Elas contestam na tribuna o fato de que muitos “especialistas” são ouvidos pela mídia, mas que os casais de lésbicas que já tiveram filhos foram excluídos do debate sobre a lei de bioética, inclusive pela imprensa. “Caros jornalistas e editores, quantas lésbicas vocês entrevistaram para cada cinco opositores à PMA que dão suas opiniões em suas matérias?”, questionam as signatárias. “Não se preocupem como nossos filhos. Eles foram desejados, esperados por muito tempo e são amados. Nossas famílias não têm menos valor que as suas”, declaram.

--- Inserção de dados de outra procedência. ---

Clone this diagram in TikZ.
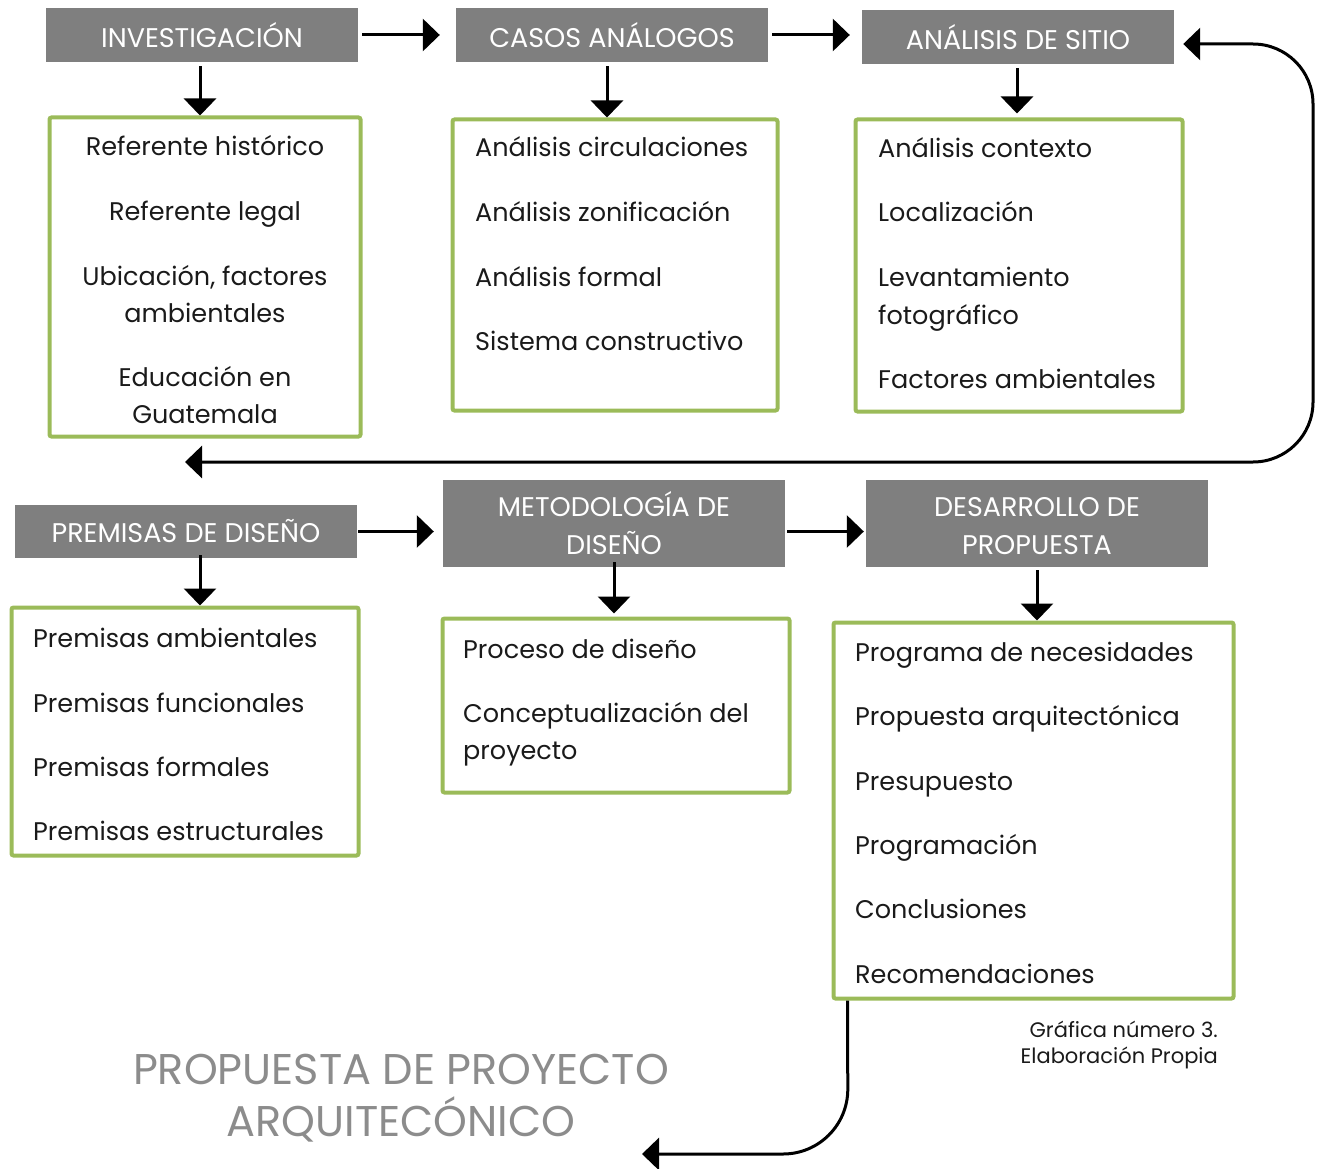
\documentclass[tikz,border=0pt]{standalone}
\usepackage{fontspec}
\setmainfont{Poppins}
\usetikzlibrary{arrows.meta}
\definecolor{hdrgray}{HTML}{7F7F7F}
\definecolor{boxgreen}{HTML}{9BBB59}
\definecolor{titlegray}{HTML}{8C8C8C}
\definecolor{txt}{HTML}{1A1A1A}
\tikzset{
  hdr/.style={fill=hdrgray, draw=none, text=white, align=center, inner sep=0pt,
    font=\fontsize{27}{38}\selectfont},
  gbox/.style={draw=boxgreen, line width=4pt, rounded corners=2pt, inner sep=0pt},
  itemL/.style={anchor=base west, inner sep=0pt, text=txt, font=\fontsize{25.5}{30}\selectfont},
  itemC/.style={anchor=base, inner sep=0pt, text=txt, font=\fontsize{25.5}{30}\selectfont},
  arr/.style={line width=3pt, -{Triangle[length=17pt,width=32pt]}},
  arrboth/.style={line width=3pt, {Triangle[length=17pt,width=32pt]}-{Triangle[length=17pt,width=32pt]}},
}
\begin{document}
\begin{tikzpicture}[x=1pt,y=-1pt]
\useasboundingbox (0,0) rectangle (1319,1169);
% headers
\node[hdr, minimum width=312pt, minimum height=54pt] (h1) at (202,35) {INVESTIGACIÓN};
\node[hdr, minimum width=312pt, minimum height=54pt] (h2) at (612,35) {CASOS ANÁLOGOS};
\node[hdr, minimum width=312pt, minimum height=54pt] (h3) at (1018,37) {ANÁLISIS DE SITIO};
\node[hdr, minimum width=342pt, minimum height=53pt] (h4) at (186,531.5) {PREMISAS DE DISEÑO};
\node[hdr, minimum width=342pt, minimum height=87pt] (h5) at (614,523.5) {METODOLOGÍA DE\\DISEÑO};
\node[hdr, minimum width=342pt, minimum height=87pt] (h6) at (1037,523.5) {\vphantom{Í}DESARROLLO DE\\PROPUESTA};
% green boxes
\node[gbox, minimum width=311pt, minimum height=319pt] (b1) at (205,277) {};
\node[gbox, minimum width=325pt, minimum height=291pt] (b2) at (615,265) {};
\node[gbox, minimum width=327pt, minimum height=292pt] (b3) at (1019,265.5) {};
\node[gbox, minimum width=347pt, minimum height=248pt] (b4) at (185,731.5) {};
\node[gbox, minimum width=347pt, minimum height=174pt] (b5) at (616,705.5) {};
\node[gbox, minimum width=400pt, minimum height=376pt] (b6) at (1033.5,810.5) {};
% box 1
\node[itemC] (t11) at (205,156) {Referente histórico};
\node[itemC] (t12) at (205,220) {Referente legal};
\node[itemC] (t13) at (205,285) {Ubicación, factores};
\node[itemC] (t14) at (205,322) {ambientales};
\node[itemC] (t15) at (205,386) {Educación en};
\node[itemC] (t16) at (205,423) {Guatemala};
% box 2
\node[itemL] (t21) at (475,157) {Análisis circulaciones};
\node[itemL] (t22) at (475,222) {Análisis zonificación};
\node[itemL] (t23) at (475,286) {Análisis formal};
\node[itemL] (t24) at (475,350) {Sistema constructivo};
% box 3
\node[itemL] (t31) at (878,158) {Análisis contexto};
\node[itemL] (t32) at (878,222) {Localización};
\node[itemL] (t33) at (878,286) {Levantamiento};
\node[itemL] (t34) at (878,324) {fotográfico};
\node[itemL] (t35) at (878,388) {Factores ambientales};
% box 4
\node[itemL] (t41) at (33,647) {Premisas ambientales};
\node[itemL] (t42) at (33,712) {Premisas funcionales};
\node[itemL] (t43) at (33,776) {Premisas formales};
\node[itemL] (t44) at (33,840) {Premisas estructurales};
% box 5
\node[itemL] (t51) at (463,658) {Proceso de diseño};
\node[itemL] (t52) at (463,722) {Conceptualización del};
\node[itemL] (t53) at (463,759) {proyecto};
% box 6
\node[itemL] (t61) at (855,661) {Programa de necesidades};
\node[itemL] (t62) at (855,725) {Propuesta arquitectónica};
\node[itemL] (t63) at (855,790) {Presupuesto};
\node[itemL] (t64) at (855,854) {Programación};
\node[itemL] (t65) at (855,918) {Conclusiones};
\node[itemL] (t66) at (855,983) {Recomendaciones};
% title and caption
\node[anchor=base, inner sep=0pt, text=titlegray, font=\fontsize{43}{56}\selectfont] (ti1) at (401,1084) {PROPUESTA DE PROYECTO};
\node[anchor=base, inner sep=0pt, text=titlegray, font=\fontsize{43}{56}\selectfont] (ti2) at (401,1136) {ARQUITECÓNICO};
\node[anchor=base east, inner sep=0pt, text=txt, font=\fontsize{21}{24}\selectfont] (c1) at (1218,1037) {Gráfica número 3.};
\node[anchor=base east, inner sep=0pt, text=txt, font=\fontsize{21}{24}\selectfont] (c2) at (1218,1063) {Elaboración Propia};
% horizontal arrows
\draw[arr, shorten <=4pt, shorten >=16pt] (h1.east) -- (h2.west);
\draw[arr, shorten <=4pt, shorten >=12pt] (h2.east) -- (h3.west |- h2.east);
\draw[arr, shorten <=1pt, shorten >=9pt] (h4.east) -- (h5.west |- h4.east);
\draw[arr, shorten <=2pt, shorten >=2pt] (h5.east |- h4.east) -- (h6.west |- h4.east);
% vertical arrows
\draw[arr, shorten <=4pt] ([xshift=-2pt]h1.south) -- ([xshift=-2pt]h1.south |- b1.north);
\draw[arr, shorten <=4pt] ([xshift=-5pt]h2.south) -- ([xshift=-5pt]h2.south |- b2.north);
\draw[arr, shorten <=4pt, shorten >=4pt] ([xshift=-1pt]h3.south) -- ([xshift=-1pt]h3.south |- b3.north);
\draw[arr, shorten <=-3pt] ([xshift=14pt]h4.south) -- ([xshift=14pt]h4.south |- b4.north);
\draw[arr, shorten <=-5pt, shorten >=3pt] (h5.south) -- (h5.south |- b5.north);
\draw[arr, shorten <=3pt] (h6.south) -- (h6.south |- b6.north);
% loop from site analysis back to the second row
\coordinate (ret) at (185,462);
\draw[arrboth, rounded corners=60pt] ([shift={(9pt,-7pt)}]h3.east) -- (1313,44) -- (1313,462) -- (ret);
% final connector
\coordinate (fin) at (642,1154);
\draw[arr, rounded corners=65pt] ([xshift=16pt]b6.south west) -- (848,1154) -- (fin);
\end{tikzpicture}
\end{document}
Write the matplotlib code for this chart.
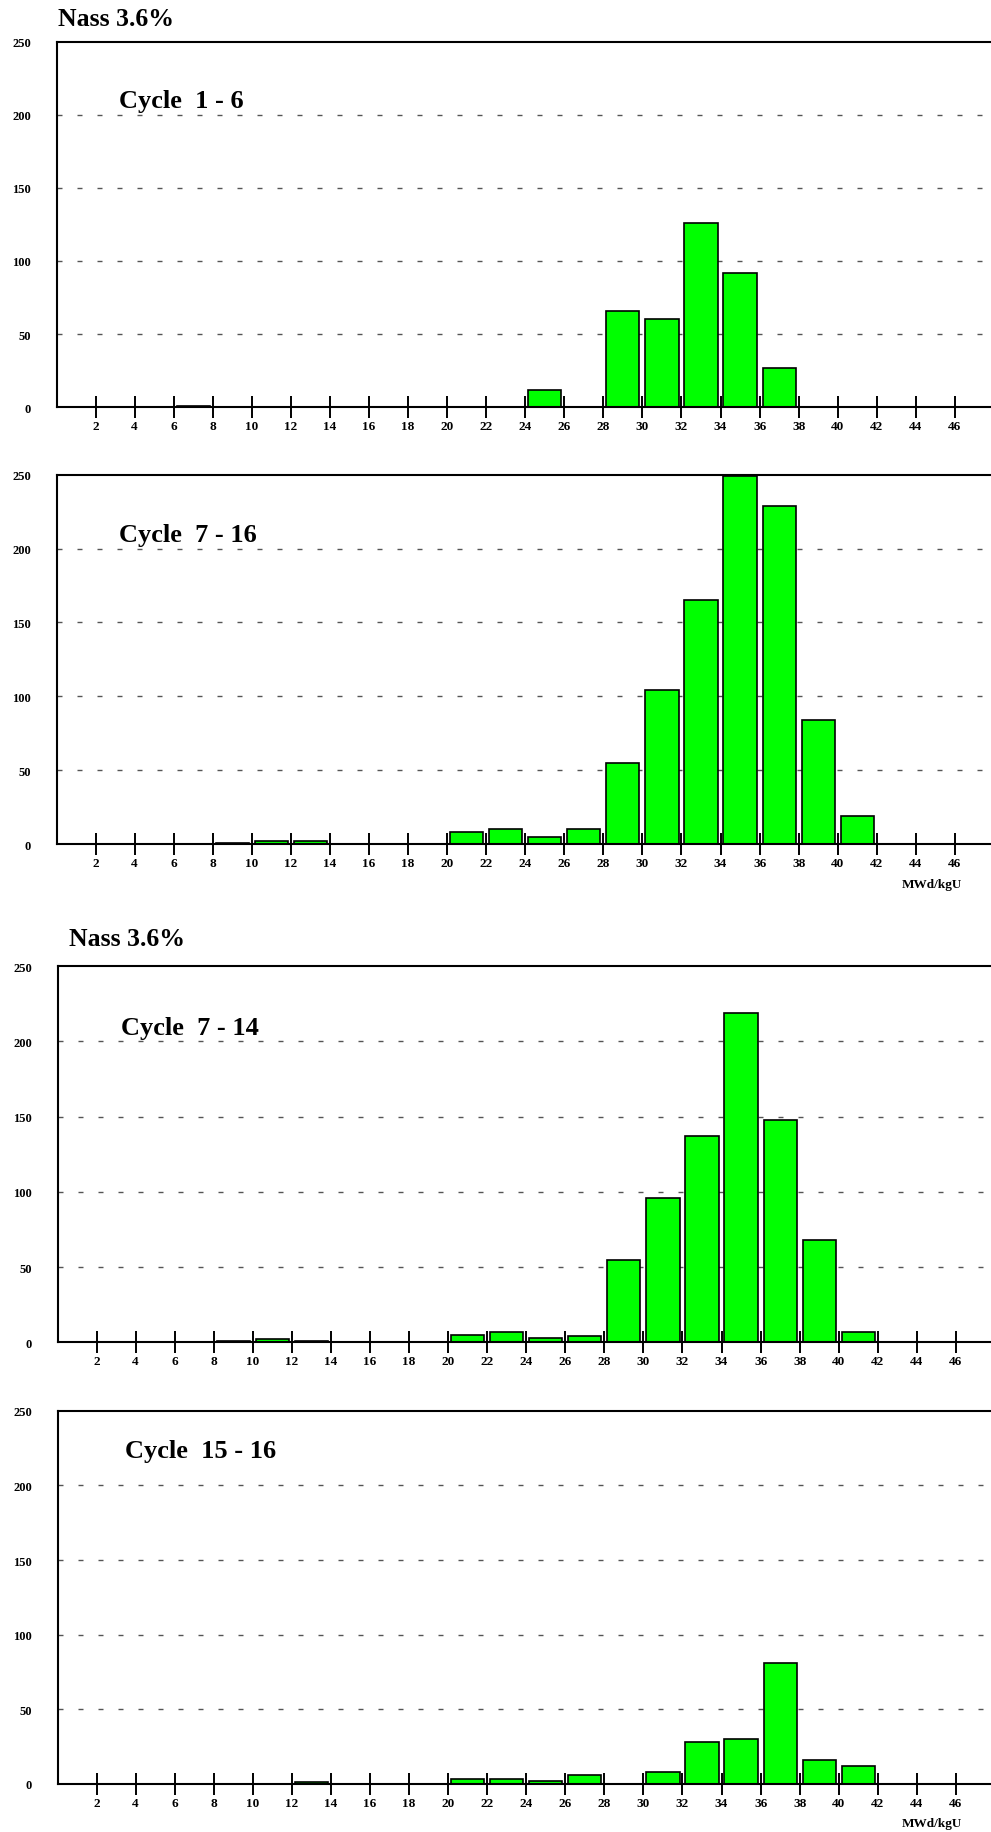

O tema divide na França e os grupos mais conservadores temem que, na esteira da inseminação artificial para as lésbicas, o próximo passo seria exigir o direito à paternidade aos casais de homens por meio da gestação de substituição, conhecida no passado no Brasil como “barriga de aluguel” (GPA na França). Ao contrário da legislação brasileira, que autoriza o dispositivo de Útero de Substituição (ou Barriga Solidária), a prática é totalmente proibida na França e foi um dos principais freios durante o debate sobre o casamento gay no país em 2013.
Tanto a discussão sobre a doação de sangue quanto o acesso à inseminação artificial para todos chamam a atenção para a questão da discriminação no país dos direitos humanos, onde igualdade faz parte das divisas, junto com liberdade e fraternidade. Os dois ataques homofóbicos registrados em menos de um mês nas ruas de Paris, além das inúmeras agressões recentes de pessoas trans apontam que a questão da homofobia ainda está longe de ser resolvida, inclusive na Europa.